We need to build on our already excellent progress around data sharing and using intelligence effectively across partners and organisations – our role in the GM data accelerator pilot will help us with this. This work is also supported by our wider Data Management Strategy to enable data and intelligence in an effective way. We are currently developing live versions of our Neighbourhood profiles – which will allow the PSLTs to have information about their neighbourhood at their fingertips.
Currently ward level “placemats” are available to support PSLTs. This is accompanied by the frequently published State of the Borough report – which details the progress against our outcomes set down in the LETS strategy.

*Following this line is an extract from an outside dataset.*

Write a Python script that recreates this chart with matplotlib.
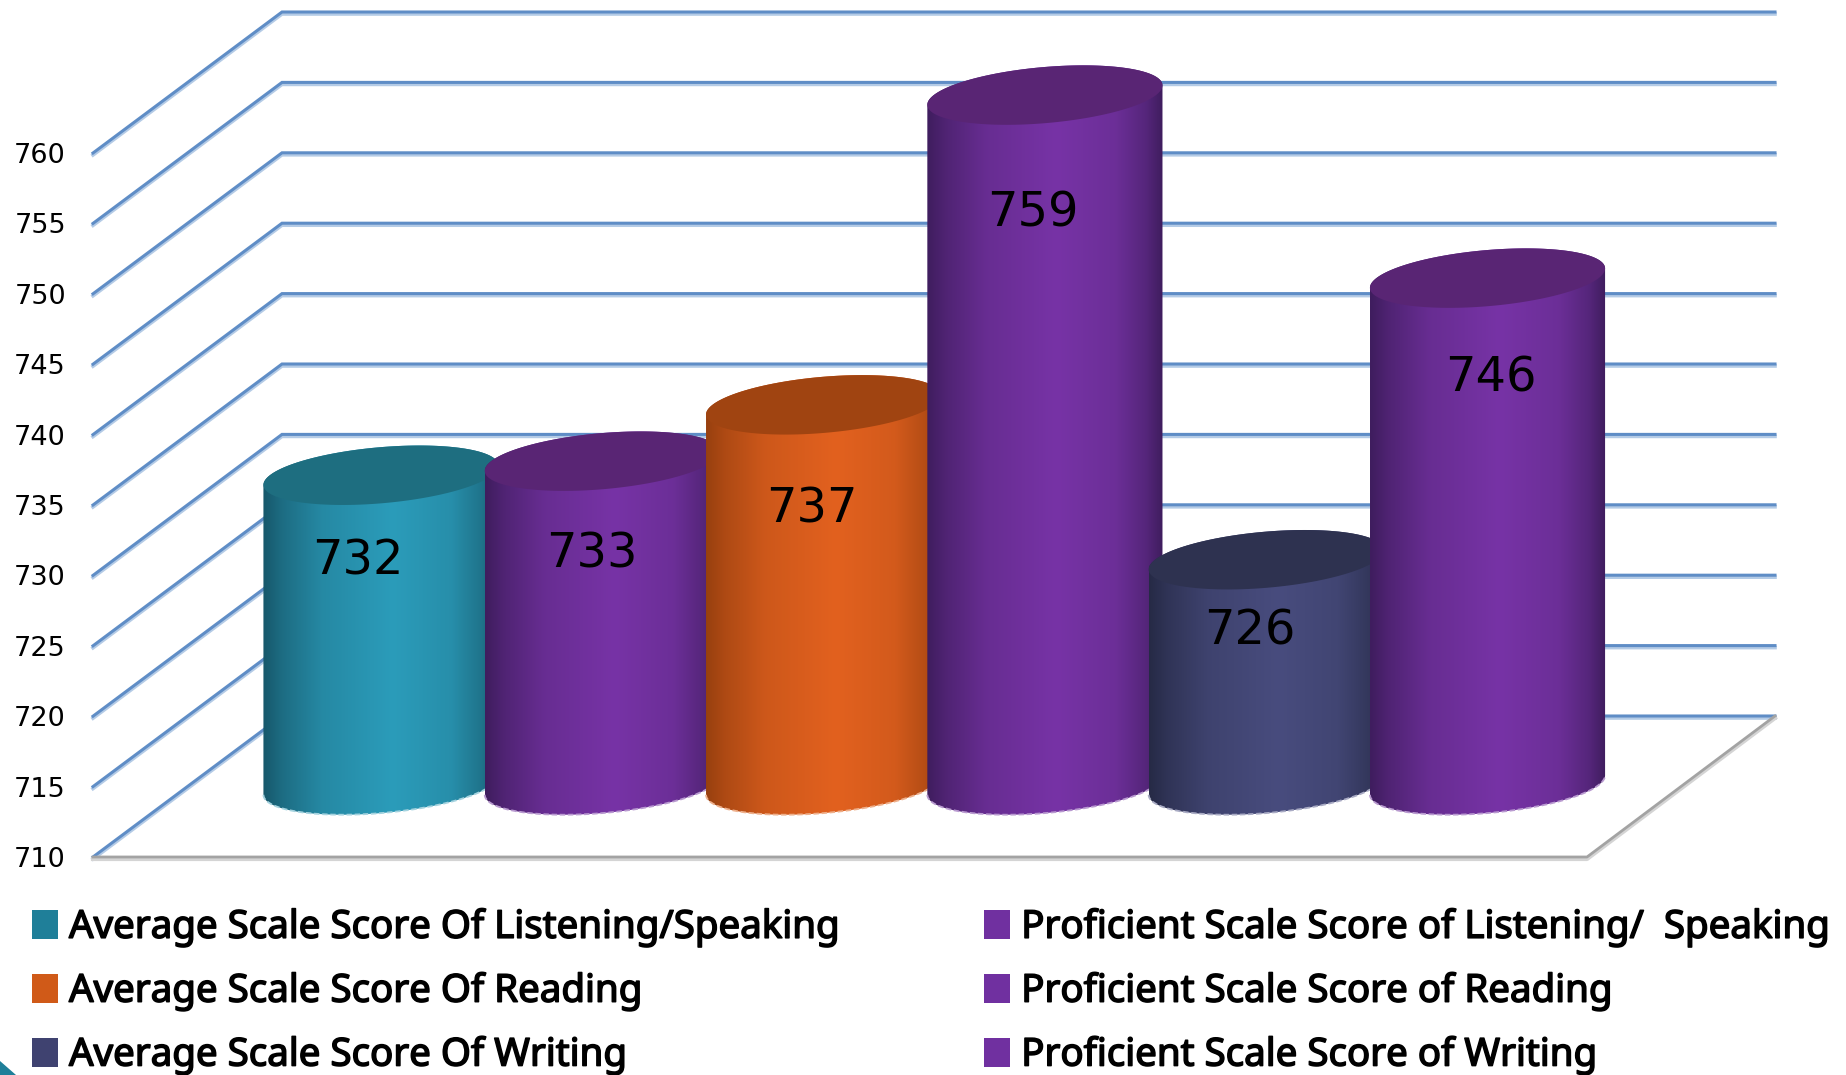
import matplotlib.pyplot as plt
import matplotlib.patheffects as pe
import numpy as np
from matplotlib.colors import to_rgb
from matplotlib.patches import Patch, Polygon

# data
labels = ['Average Scale Score Of Listening/Speaking',
          'Proficient Scale Score of Listening/  Speaking',
          'Average Scale Score Of Reading',
          'Proficient Scale Score of Reading',
          'Average Scale Score Of Writing',
          'Proficient Scale Score of Writing']
values = [732, 733, 737, 759, 726, 746]
y_ticks = [710, 715, 720, 725, 730, 735, 740, 745, 750, 755, 760]

# colours for each cylinder
dark = ['#17586b', '#3f1d5e', '#98400f', '#3f1d5e', '#262a46', '#3f1d5e']
light = ['#2b9cba', '#7733a6', '#e2611f', '#7733a6', '#484c7e', '#7733a6']
top = ['#1e6e80', '#592574', '#a04411', '#592574', '#2e3250', '#592574']
rim = ['#a5d3df', '#b99ad0', '#eeb08c', '#b99ad0', '#a9abc4', '#b99ad0']
swatch = ['#1f7f99', '#7030a0', '#d05a18', '#7030a0', '#3f4270', '#7030a0']

# label shift from the top of each cylinder, in pixels
label_dx = [-23, -10, -12, -12, -16, 3]
label_dy = [-86, -93, -104, -118, -71, -100]

W, H = 1846, 1075
PX_CAT = 221.3     # pixels between cylinders
PX_VAL = 14.08     # pixels for one score point
X0 = 381           # pixel x of first cylinder
Y710 = 785         # pixel y of 710 at the cylinder base
A, B, ROT = 118, 28, np.radians(5)

plt.rcParams['font.family'] = ['Noto Sans', 'DejaVu Sans']

fig = plt.figure(figsize=(W / 100, H / 100), dpi=100)
ax = fig.add_axes([0, 0, 1, 1])
ax.set_xlim(-X0 / PX_CAT, (W - X0) / PX_CAT)
ax.set_ylim(710 - (H - Y710) / PX_VAL, 710 + Y710 / PX_VAL)
ax.axis('off')

# 3d frame, offsets in data units
front_dy = -72 / PX_VAL
back_dy = 69 / PX_VAL
left_front = (93 - X0) / PX_CAT
left_back = (282 - X0) / PX_CAT
right_front = (1587 - X0) / PX_CAT
right_back = (1775 - X0) / PX_CAT

for v in y_ticks:
    xs = [left_front, left_back, right_back]
    ys = [v + front_dy, v + back_dy, v + back_dy]
    ax.plot(xs, [y - 2 / PX_VAL for y in ys], color='#b4cbe6', lw=2.6, zorder=1,
            solid_joinstyle='miter')
    ax.plot(xs, ys, color='#5f8dc6', lw=2.2, zorder=1.1, solid_joinstyle='miter')

# floor
floor_x = [left_front, right_front, right_back]
floor_y = [710 + front_dy, 710 + front_dy, 710 + back_dy]
ax.plot(floor_x, [y - 2 / PX_VAL for y in floor_y], color='#d4d4d4', lw=3, zorder=1.2)
ax.plot(floor_x, floor_y, color='#a3a3a3', lw=2, zorder=1.3)


def ellipse(cx, cy):
    t = np.linspace(0, 2 * np.pi, 361)
    x = (A * np.cos(t) * np.cos(ROT) - B * np.sin(t) * np.sin(ROT)) / PX_CAT
    y = (A * np.cos(t) * np.sin(ROT) + B * np.sin(t) * np.cos(ROT)) / PX_VAL
    return cx + x, cy + y


def lower_arc(cx, cy):
    x, y = ellipse(cx, cy)
    x, y = x[:-1], y[:-1]
    i_r, i_l = np.argmax(x), np.argmin(x)
    idx = np.arange(i_l, i_l + 360) % 360
    n = (i_r - i_l) % 360
    idx = idx[:n + 1]
    if y[idx].mean() > cy:
        idx = (i_l - np.arange(0, (i_l - i_r) % 360 + 1)) % 360
    return x[idx], y[idx]


for i, v in enumerate(values):
    bx, by = lower_arc(i, 710)
    tx, ty = lower_arc(i, v)
    # top arc: mirror of the lower arc through the ellipse centre
    tx2 = i + (i - tx)
    ty2 = v + (v - ty)
    px = np.concatenate([bx, tx2])
    py = np.concatenate([by, ty2])
    z = 2 + i
    body = Polygon(np.column_stack([px, py]), closed=True, fc='none', ec='none',
                   transform=ax.transData, zorder=z)
    ax.add_patch(body)

    d, l = np.array(to_rgb(dark[i])), np.array(to_rgb(light[i]))
    pos = np.linspace(0, 1, 256)
    mix = np.interp(pos, [0, 0.08, 0.25, 0.55, 0.8, 0.93, 1],
                    [0, 0.3, 0.72, 1, 0.8, 0.4, 0])
    grad = (d[None, :] * (1 - mix[:, None]) + l[None, :] * mix[:, None])[None, :, :]
    im = ax.imshow(grad, extent=[px.min(), px.max(), py.min(), py.max()], aspect='auto',
                   zorder=z, interpolation='bilinear')
    im.set_clip_path(body)

    ax.plot(bx, by, color=rim[i], lw=1.3, ls=(0, (3, 1.5)), zorder=z)

    ex, ey = ellipse(i, v)
    ax.fill(ex, ey, color=top[i], lw=0, zorder=z + 0.1)

    ax.annotate(str(v), xy=(i, v), xytext=(label_dx[i], label_dy[i]),
                textcoords='offset pixels', ha='center', va='center',
                fontsize=34.5, family='DejaVu Sans', color='black', zorder=20)

# corner of the slide decoration
ax.add_patch(Polygon(np.column_stack([(np.array([0, 16, 0]) - X0) / PX_CAT,
                                      710 - (np.array([1061, 1075, 1075]) - Y710) / PX_VAL]),
                     closed=True, fc='#1f7f99', ec='none', zorder=1))

ax.set_xlim(-X0 / PX_CAT, (W - X0) / PX_CAT)
ax.set_ylim(710 - (H - Y710) / PX_VAL, 710 + Y710 / PX_VAL)

# y axis sits on the front edge
ax_y = fig.add_axes([93 / W, (H - 857) / H, 1 / W, 704 / H])
ax_y.set_ylim(710, 760)
ax_y.set_yticks(y_ticks)
ax_y.set_xticks([])
ax_y.tick_params(axis='y', length=0, pad=19.5, labelsize=19.5, labelcolor='black')
for t in ax_y.get_yticklabels():
    t.set_family('DejaVu Sans')
ax_y.patch.set_visible(False)
for s in ax_y.spines.values():
    s.set_visible(False)

# legend: left column average, right column proficient
order = [0, 2, 4, 1, 3, 5]
handles = [Patch(fc=swatch[k], ec='none', label=labels[k]) for k in order]
leg = fig.legend(handles=handles, ncol=2, frameon=False, fontsize=27.7,
                 loc='upper left', bbox_to_anchor=(32 / W, 1 - 908 / H),
                 borderaxespad=0, borderpad=0, handlelength=0.675, handleheight=0.8,
                 handletextpad=0.286, labelspacing=0.652, columnspacing=3.74)
# this Noto Sans has no bold face here, so thicken with a thin stroke
for t in leg.get_texts():
    t.set_path_effects([pe.withStroke(linewidth=1.1, foreground='black')])

fig.savefig('out.png', dpi=100)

The key learning here is to bring together both data and insight from across the system in as granular detail as possible, to best develop local knowledge and understanding to inform decision making and prioritisation.
The PSLTs continue to evolve, responding to specific place based issued, such as newly announced dispersed
accommodation allocations allowing for co-ordinated support through existing mechanisms rather than establishing new structures, whilst also allowing targeted considerations of Borough wide activity to identify particular vulnerabilities and the local (community led as much as public service) resources to address, such as a current review of cases and insights in each neighbourhood that could signify housing standards and disrepair issues following the tragic case in Rochdale.
The PSLT approach, including leadership on People & Communities plans is LET’s Do It! in action. It is a fundamentally different approach to what has taken place locally previously by enshrining the LETS principles in order to prevent, reduce and delay demand on public services through taking an collaborative, asset based approach to prevention, early intervention and targeted activity to those complex cases that require the greatest co-ordination.